An Interview with Rose Smith, Leader of CSU Global’s Student Veteran Organization

By CSU Global - July 1st, 2019

CSU Global is dedicated to meeting the unique needs of servicemembers and their dependents. In celebration and honor of Independence Day, we’ve interviewed Rose Smith, a CSU Global student, leader of the CSU Global Student Veteran Organization (SVO), and Senior Airman. Rose shared what the 4th of July means to her, what motivated her to continue her education, the benefits and resources she has found most useful during her time at CSU Global, and her plans for the future. 

As a person in the military, what does the 4th of July mean to you? 

Honestly, because I’m one of the few military members in my family, the 4th of July is not a big celebration in that sense; however, it is always a time that my family gets together, and that’s the best part. I travel a lot and am a bit of a workaholic, so it’s important for me to take the time off and be with them. I have a lot of gratitude that I am able to do so, since there are a lot of families that can’t. Not just those deployed, but those stationed overseas or just far away from their families. 

What is your favorite 4th of July tradition? 

My favorite traditions are fireworks, smores, and watermelon. My family will also always play “God Bless the USA,” and every time I hear it, I get chills. 

What motivated you to continue your education, and why did you choose CSU Global? 

While doing my on-the-job training through the Air Force, I was wondering what was next for me in my career ( I hate to be stagnate). After talking about different opportunities with the shop supervisor, I learned about the Medical Service Corps, which is medical admin officers. I always knew I wanted to lead, and I figured that since I was in healthcare already, it would be a good path to follow. That day, I started looking at schools. I chose CSU Global because it was a highly military-friendly school when doing my research. First off, they had the lowest credit cost, which allows me to pay minimal tuition out of pocket, using tuition assistance. Secondly, their courses run in eight-week spans nine times a year, which gives me flexibility to move classes around to more relaxed time frames in my schedule.

How will you use your education to support your future? 

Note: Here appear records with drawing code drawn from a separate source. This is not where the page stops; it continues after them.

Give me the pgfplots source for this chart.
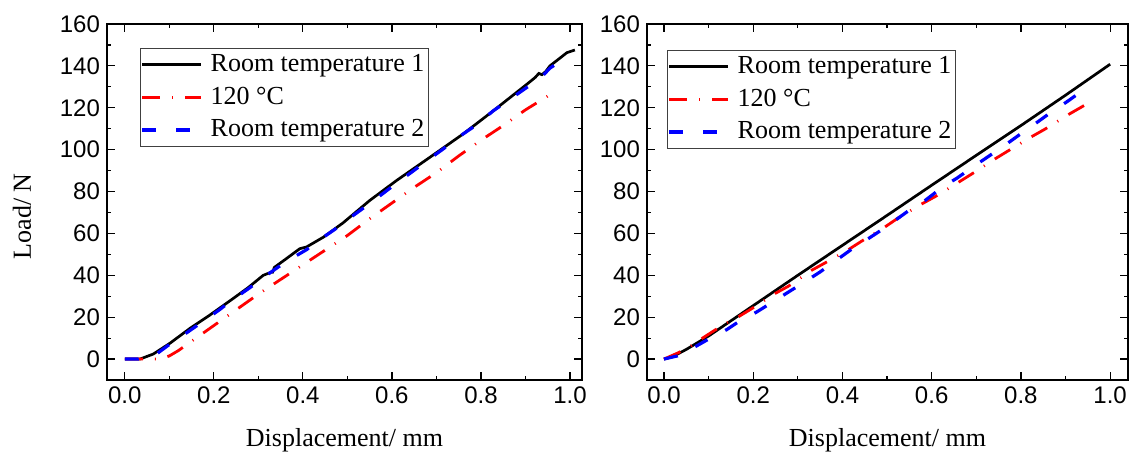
\documentclass[border=0pt]{standalone}
\usepackage{fontspec}
\setmainfont{Liberation Serif}
\newfontfamily\arial{Liberation Sans}
\usepackage{pgfplots}
\usepackage{pgfplotstable}
\pgfplotsset{compat=1.18}

% left panel
\pgfplotstableread{
x y
0 0
0.034 0
0.064 2.4
0.101 7.5
0.146 14.6
0.191 21
0.24 28.4
0.277 34.1
0.311 40
0.33 41.6
0.332 41.5
0.336 43.8
0.36 47.5
0.393 52.7
0.408 53.5
0.446 58.2
0.49 65
0.55 75.7
0.61 85.2
0.685 96.3
0.76 107.5
0.828 118.6
0.903 131.2
0.922 134.5
0.93 136.4
0.937 135.8
0.945 137.2
0.955 140
0.993 146.3
1.011 147.6
}\leftrta
\pgfplotstableread{
x y
0 0
0.08 0
0.1 1.5
0.12 4
0.15 8.5
0.2 16
0.25 23.5
0.3 31
0.35 38
0.4 45
0.45 52
0.5 59
0.55 67
0.6 74.5
0.65 82
0.7 89
0.75 97
0.8 104.5
0.85 111.5
0.9 119
0.951 125.7
}\lefthot
\pgfplotstableread{
x y
0 0
0.03 0
0.071 2.4
0.101 7.1
0.142 13
0.169 17
0.213 23.6
0.24 28
0.281 34.1
0.311 38.9
0.345 44
0.367 47.1
0.408 52.2
0.438 57
0.479 63
0.506 67.5
0.551 74.4
0.577 78.6
0.618 85.2
0.644 89.2
0.689 96.3
0.715 100.3
0.76 107.5
0.787 111.4
0.828 118.6
0.858 123
0.903 129.7
0.929 133.2
0.955 138.9
0.985 143.2
}\leftrtb

% right panel
\pgfplotstableread{
x y
0 0
0.02 1.2
0.05 4.6
0.1 11
0.2 25.5
0.3 40
0.4 54.3
0.5 68.6
0.6 83
0.7 97.3
0.8 111.5
0.9 126
1.0 140.8
}\rightrta
\pgfplotstableread{
x y
0 0
0.032 3
0.058 5.9
0.085 9.8
0.114 13.8
0.141 17.3
0.167 20.2
0.197 24.1
0.249 31.3
0.279 34.8
0.331 42.4
0.361 45.9
0.413 52.2
0.443 56.3
0.492 62.6
0.525 67.4
0.578 74.1
0.608 77.6
0.66 84.4
0.69 88.4
0.742 95.6
0.772 99.5
0.824 106.2
0.854 109.8
0.906 116.7
0.937 120.5
0.963 123.7
}\righthot
\pgfplotstableread{
x y
0 0
0.03 1.5
0.07 5.9
0.099 9.4
0.141 14.1
0.167 17.8
0.208 22.5
0.238 26.5
0.279 32
0.309 36
0.35 41.6
0.376 45.6
0.417 51.9
0.443 55.4
0.488 61.7
0.518 66.2
0.559 72.5
0.585 75.7
0.626 82.4
0.656 86.3
0.697 92.4
0.724 96.3
0.768 102.7
0.794 106.7
0.836 113
0.862 117
0.906 123.3
0.94 128.5
}\rightrtb

\pgfplotsset{
  panel/.style={
    scale only axis,
    height=178pt,
    ymin=-10, ymax=160,
    xtick={0,0.2,0.4,0.6,0.8,1.0},
    ytick={0,20,40,60,80,100,120,140,160},
    minor x tick num=1,
    minor y tick num=1,
    tick align=inside,
    major tick length=4pt,
    minor tick length=2pt,
    axis line style={line width=0.8pt},
    every tick/.style={black, line width=0.6pt},
    ticklabel style={font=\arial\fontsize{12}{14}\selectfont},
    /pgf/number format/assume math mode=true,
    x tick label style={/pgf/number format/fixed, /pgf/number format/fixed zerofill, /pgf/number format/precision=1},
    label style={font=\fontsize{13}{15.6}\selectfont},
    xlabel={Displacement/ mm},
    x label style={at={(axis description cs:0.5,0)}, yshift=-30pt, anchor=center},
    legend style={anchor=north west, font=\fontsize{13}{15.6}\selectfont,
      draw=black!75, line width=0.5pt, inner sep=0pt, row sep=0pt, column sep=2pt,
      cells={anchor=west}, nodes={inner sep=2pt, text height=9.5pt, text depth=2.8pt}},
    legend image code/.code={\draw[##1] (0pt,0pt) -- (29.5pt,0pt);},
  },
  rt1/.style={black, line width=1.35pt},
  hot/.style={red, line width=1.4pt, dash pattern=on 9pt off 6pt on 0.5pt off 6pt},
  rt2/.style={blue, line width=1.6pt, dash pattern=on 7pt off 10pt},
}

\begin{document}
\begin{tikzpicture}
\path[use as bounding box] (0,0) rectangle (566pt,228.5pt);

\begin{axis}[panel,
    at={(53.5pt,38.5pt)}, anchor=south west,
    width=237.5pt,
    xmin=-0.04, xmax=1.027,
    ylabel={Load/ N},
    y label style={at={(axis description cs:-0.179,0.46)}, anchor=center},
    legend style={at={(0,1)}, xshift=16.5pt, yshift=-12pt},
]
\addplot[rt1] table {\leftrta};
\addplot[hot] table {\lefthot};
\addplot[rt2] table {\leftrtb};
\legend{Room temperature 1, 120 °C, Room temperature 2}
\end{axis}

\begin{axis}[panel,
    at={(323.5pt,38.5pt)}, anchor=south west,
    width=240.5pt,
    xmin=-0.038, xmax=1.04,
    legend style={at={(0,1)}, xshift=10pt, yshift=-13pt},
]
\addplot[rt1] table {\rightrta};
\addplot[hot] table {\righthot};
\addplot[rt2] table {\rightrtb};
\legend{Room temperature 1, 120 °C, Room temperature 2}
\end{axis}
\end{tikzpicture}
\end{document}
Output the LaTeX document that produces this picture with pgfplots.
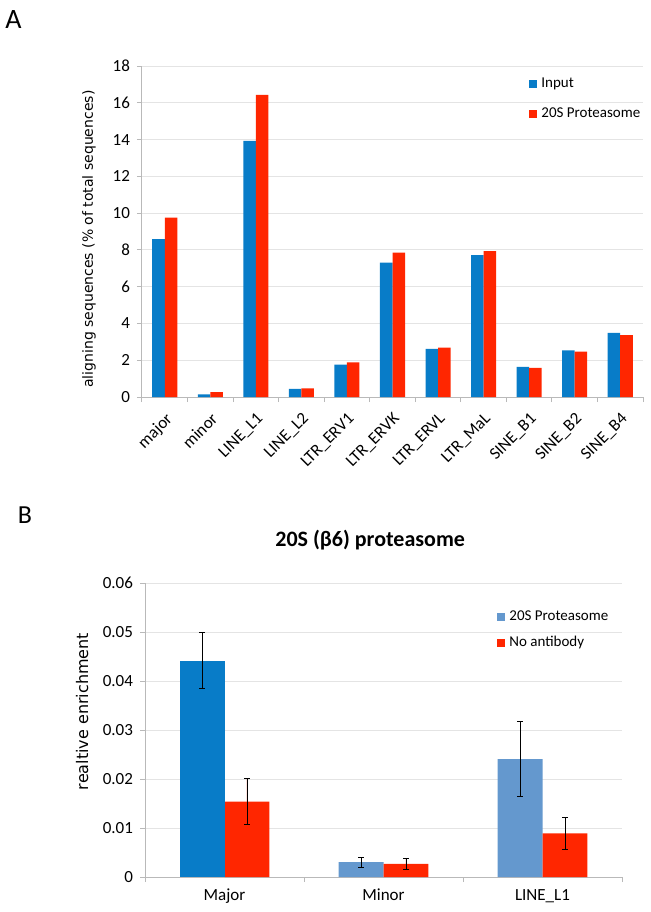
\documentclass[border=0pt]{standalone}
\usepackage{fontspec}
\setmainfont{Carlito}
\newfontfamily\dejavu{DejaVu Sans}
\usepackage{pgfplots}
\pgfplotsset{compat=1.18}

\definecolor{xblue}{RGB}{8,124,200}
\definecolor{xred}{RGB}{255,38,0}
\definecolor{xlight}{RGB}{100,152,206}
\definecolor{gridc}{RGB}{228,228,228}
\definecolor{axc}{RGB}{185,185,185}

\pgfplotsset{
  excel/.style={
    scale only axis,
    ybar,
    axis x line*=bottom, axis y line*=left,
    axis line style={-, draw=axc, line width=0.5pt},
    tick style={draw=axc, line width=0.5pt},
    tick align=outside, major tick length=2.5pt,
    ymajorgrids, grid style={draw=gridc, line width=0.5pt},
    x tick label as interval,
    ymin=0,
    /pgf/number format/assume math mode=true,
    legend cell align=left,
    legend image code/.code={\fill[##1] (0pt,-2pt) rectangle (4pt,2pt);},
  },
}

\begin{document}
\begin{tikzpicture}
\useasboundingbox (0pt,0pt) rectangle (325pt,-456pt);
\node[font=\fontsize{14}{14}\selectfont] at (6.75pt,-9.75pt) {A};
\node[font=\fontsize{13}{13}\selectfont] at (12.5pt,-257.5pt) {B};

% panel A
\begin{axis}[excel,
  at={(71pt,-198.5pt)}, anchor=south west,
  width=250.5pt, height=165.5pt,
  ymax=18, ytick={0,2,...,18},
  xmin=-0.5, xmax=10.5,
  xtick={-0.5,0.5,...,10.5},
  xticklabels={major,minor,LINE\_L1,LINE\_L2,LTR\_ERV1,LTR\_ERVK,LTR\_ERVL,LTR\_MaL,SINE\_B1,SINE\_B2,SINE\_B4},
  x tick label style={rotate=45, anchor=north east, font=\fontsize{8.5}{9}\selectfont},
  y tick label style={font=\fontsize{8.5}{9}\selectfont},
  bar width=0.275,
  ylabel={aligning sequences (\% of total sequences)},
  ylabel style={at={(axis description cs:-0.106,0.477)}, anchor=center,
    font=\dejavu\fontsize{7}{8}\selectfont},
  legend style={at={(axis description cs:0.7725,0.90)}, anchor=west,
    draw=none, fill=none, inner sep=0pt, row sep=4.5pt,
    font=\fontsize{7.5}{9}\selectfont},
]
\addplot[fill=xblue, draw=none, bar shift=-0.1375] coordinates {
  (0,8.58) (1,0.15) (2,13.93) (3,0.44) (4,1.76) (5,7.31)
  (6,2.62) (7,7.71) (8,1.64) (9,2.53) (10,3.49)};
\addlegendentry{Input}
\addplot[fill=xred, draw=none, bar shift=0.1375] coordinates {
  (0,9.75) (1,0.27) (2,16.43) (3,0.47) (4,1.89) (5,7.85)
  (6,2.69) (7,7.93) (8,1.58) (9,2.47) (10,3.36)};
\addlegendentry{20S Proteasome}
\end{axis}

% panel B
\begin{axis}[excel,
  at={(72.5pt,-438.5pt)}, anchor=south west,
  width=238.5pt, height=147pt,
  ymax=0.06, ytick={0,0.01,0.02,0.03,0.04,0.05,0.06},
  scaled y ticks=false,
  yticklabel style={/pgf/number format/fixed, /pgf/number format/precision=2},
  xmin=-0.5, xmax=2.5,
  xtick={-0.5,0.5,1.5,2.5},
  xticklabels={Major,Minor,LINE\_L1},
  x tick label style={font=\fontsize{8.5}{9}\selectfont},
  y tick label style={font=\fontsize{8.5}{9}\selectfont},
  bar width=0.283,
  title={20S (β6) proteasome},
  title style={at={(axis description cs:0.472,1.105)}, anchor=center,
    font=\fontsize{11}{12}\selectfont\bfseries},
  ylabel={realtive enrichment},
  ylabel style={at={(axis description cs:-0.132,0.563)}, anchor=center,
    font=\dejavu\fontsize{8}{9}\selectfont},
  legend style={at={(axis description cs:0.738,0.84)}, anchor=west,
    draw=none, fill=none, inner sep=0pt, row sep=2.5pt,
    font=\fontsize{7.5}{9}\selectfont},
  error bars/error bar style={draw=black, line width=0.4pt},
  error bars/error mark options={draw=black, line width=0.4pt, mark size=1.3pt, rotate=90},
]
\addplot[fill=xlight, draw=none, bar shift=-0.1415,
  error bars/.cd, y dir=both, y explicit] coordinates {
  (1,0.00302) +- (0,0.0010)
  (2,0.02408) +- (0,0.0077)};
\addlegendentry{20S Proteasome}
\addplot[fill=xred, draw=none, bar shift=0.1415,
  error bars/.cd, y dir=both, y explicit] coordinates {
  (0,0.01537) +- (0,0.0047)
  (1,0.00268) +- (0,0.0012)
  (2,0.00892) +- (0,0.0032)};
\addlegendentry{No antibody}
\addplot[fill=xblue, draw=none, bar shift=-0.1415, forget plot,
  error bars/.cd, y dir=both, y explicit] coordinates {
  (0,0.04412) +- (0,0.0057)};
\end{axis}
\end{tikzpicture}
\end{document}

I plan on commissioning after I get my degree to the Air Force Medical Service Corps and go active duty. It’s my hope to help redefine the stigma and culture that officers often get for “being against the enlisted.” I’m someone who loves to learn, so I plan to continue to learn for the rest of my life — especially if the Air Force is going to help fund it. My next goal is to get a master’s degree. I’m not 100% sure in what yet. In the last year, I have found a passion for connecting and working with organizations like Student Veterans of America. Unfortunately, this doesn’t have a whole lot to do with medical, so I’m waiting to see which industry I’ll like more. With that said, though, I’ve also considered getting a master’s in something that can be used universally, such as project management. 

CSU Global is honored to be a military-friendly university. What are the top three ways CSU Global has supported your military lifestyle? Which of our benefits and services have you found most useful?

  1. The Student Veterans Organization has been a work in progress, but I am so happy to get to help shape it from the ground up. In addition to that, working with the faculty advisor, James Meredith, has been an amazing experience. He has really supported and mentored me over the past year. 
  2. Low cost of tuition.
  3. Consistent classroom environment — it’s less stressful knowing that no matter what class I will take, I have a weekly discussion, mastery exercise, and assignment. 

I think the most useful has been the SVO because it has opened a door of opportunities that have changed my life. Last year, I applied for a 10-week internship with the Washington Center in Washington DC. Here, I learned so much about professional development, as well as started creating my network. This led me to learn about the Student Veterans of American Leadership Institute, as well as their national convention, which I had the honor of speaking at on a panel. All of this began because I joined the CSU Global SVO and saw the opportunity for this internship. In these kinds of situations, and surrounded by these types of wonderful people, I feel very passionate. So passionate that I have even worked with a couple of brick-and-mortar SVO campuses to gain more experience. Because I gained so much, I was offered the position as a student veteran advisor at Century College in Minnesota — it’s something I hadn’t expected, but am so excited to pursue.